Well, you know, men can’t be controlled. They’re animals, that whole thing. [Laughs]

 

That’s the media.

Yeah, yeah, and I like that the movie challenges that as well, and were that story to happen, the message would be: and Rachel is to blame because she brought this girl home. So even if her husband did fuck the stripper, “Oh, well, Rachel had it coming to her because she brought the stripper home.” The cultural version would never even hold Jeff responsible even if he did. If we did do that, then it would all be like “look what Rachel brought upon herself.” I just kept it away.

 

Thank you for giving Kathryn Hahn the lead and letting her be sexy.

Oh my God, how amazing is she? She’s the best. She’s a superstar. Sometimes she would come to work and I’d be like, “[GASP] She looks like Stephanie Seymour!” When she’s really going for her most glamorous look, she’s a stunning, stunning human, beautiful, real woman. And of course she’s one of the funniest comedians ever. She reminds me of the heroines of the ‘70s, the Diane Keaton or Jill Clayburgh, these women who are great actors but you can see their face and they look real and they’re funny and they’re human and you just root for them.

 

Was it ever a fight for Kathryn?

Every independent film, somebody told me, as you get seven days out from when you start, this tsunami begins to happen where crew changes, people fall out. They’re like, “It’s not going to happen” because everything’s up in the air and commitments from actors shift. All I’ll say is at the very last minute, it turned out to be Kathryn. I wanted her early on and then there was all the craziness that goes with it. When you’re making an independent film it’s like this actor plus this actor equals this funding, this financing. Pull this actor out, this actor is still here but this money’s gone. It’s this frightening puzzle mosaic that is the world of independent film. The money and the attachments are all spinning together in this dryer all the way up until the minute you start shooting.

So I wanted her from the beginning, but the reality of whether or not the movie could be made with her as the lead came into question as we were getting closer. When it all turned out to work around her, there was one day I had to give a big monologue to everybody about, “I know that on paper these names don’t add up to international success, but I have to make the best movie I can. We have to bank on the movie being great to make its money, not because it has certain names, and the only way I can make the best movie I can is by having somebody who’s a great actor and truly hilarious to me in the lead, and she is both of those things.”

 

Was there a big money name attached who fell out?

There was the kind of “so and so’s interested, so and so’s reading it, so and so will do it but they need the offer.”

 

But it was that close to when you started shooting?

It was maybe six days before we started shooting.

 

So this is the human version of the “stripper moves in” story. Does the script also mimic how emotions actually come out? It’s not necessarily linear.

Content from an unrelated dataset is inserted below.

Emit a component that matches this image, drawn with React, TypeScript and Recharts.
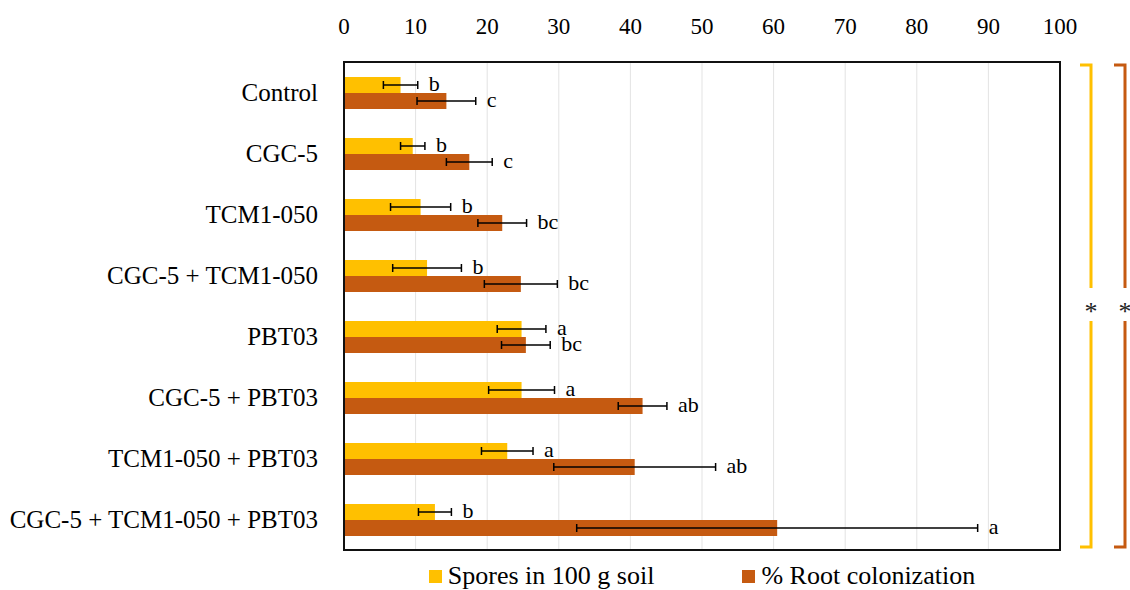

Yeah, I mean the script kind of moves in this series of spirals. I’ve been playing with this idea in my mind that the hero’s journey that we’re all taught as screenwriters may resonate more specifically for male protagonists and maybe even male viewers. Female protagonists and maybe female viewers are interested in a different structure, and this movie has that structure which is it sort of goes in a series of circles. It’s like a spiral.

So yeah, you’re constantly going, “Rachel’s bringing McKenna home because she’s mothering her, but now McKenna is mothering Rachel in the scene where she’s massaging her. Now McKenna is a bad person because we see her as a sex worker, but moments later we see her in the store as a child buying toys for the kids. Rachel is supposedly the heroine but now Rachel is actually the antagonist because she’s pushing McKenna out of the house and we’re rooting for McKenna now.”

The idea that you switch who you root for and sometimes you’re just not even sure whether or not your protagonist is behaving heroically or not, that may be a structure that feels kind of new. I think when you’re watching the movie, you do feel a little bit like you’re going in circles.

 

It is new. Do you think men wouldn’t respond to a messier male drama?

I don’t know. There are movies that feel this way with men in them. I really feel like WIn Win felt this way, where it’s about rescuing somebody. It’s about bringing somebody home. It’s about this kid. Win Win had a similar sort of “what am I doing?” He was kind of making really poor choices. I love how I’m quoting Win Win which nobody has seen, but that is a movie about a man, or Sideways. I think Sideways has a similar feeling where it’s like they’re on a journey, they don’t know where they’re going, they’re learning about themselves, they’re making poor choices and in the end it’s okay because life is like this. Yeah, I think there are movies about guys that work in the same way.

 

And you go there with rape jokes, like Kathryn joking about the African women who get raped while fetching water.

And The Accused thing.

 

Yes. How do you make that work because it’s a touchy subject?

In my mind, I feel like this question of whether rape jokes are funny, I like to say I’ll stop making rape jokes when men stop raping. If there were no rape, we wouldn’t need to make rape jokes but rape jokes are a way of diffusing the tension around what it feels like to be female in this world and know that rape is always out there. We’re raised with this feeling of “be careful, don’t do blah blah blah blah, you could get raped. Don’t travel on your own in Europe, you will probably get raped.”

Women make rape jokes in private and they’re a very natural part of being funny and being female. I actually feel like the question of whether or not rape jokes are funny is the same question that’s at the center of this movie. Do women have to be one thing or the other? Do you have to be a mother or a stripper? Do you have to be a sex worker or a good person? This idea that something can be painful and funny at the same time is part of the complexity of just being alive. Yeah, I’m a super duper feminist and rape isn’t funny, but neither is the Holocaust and yet The Producers was hilarious.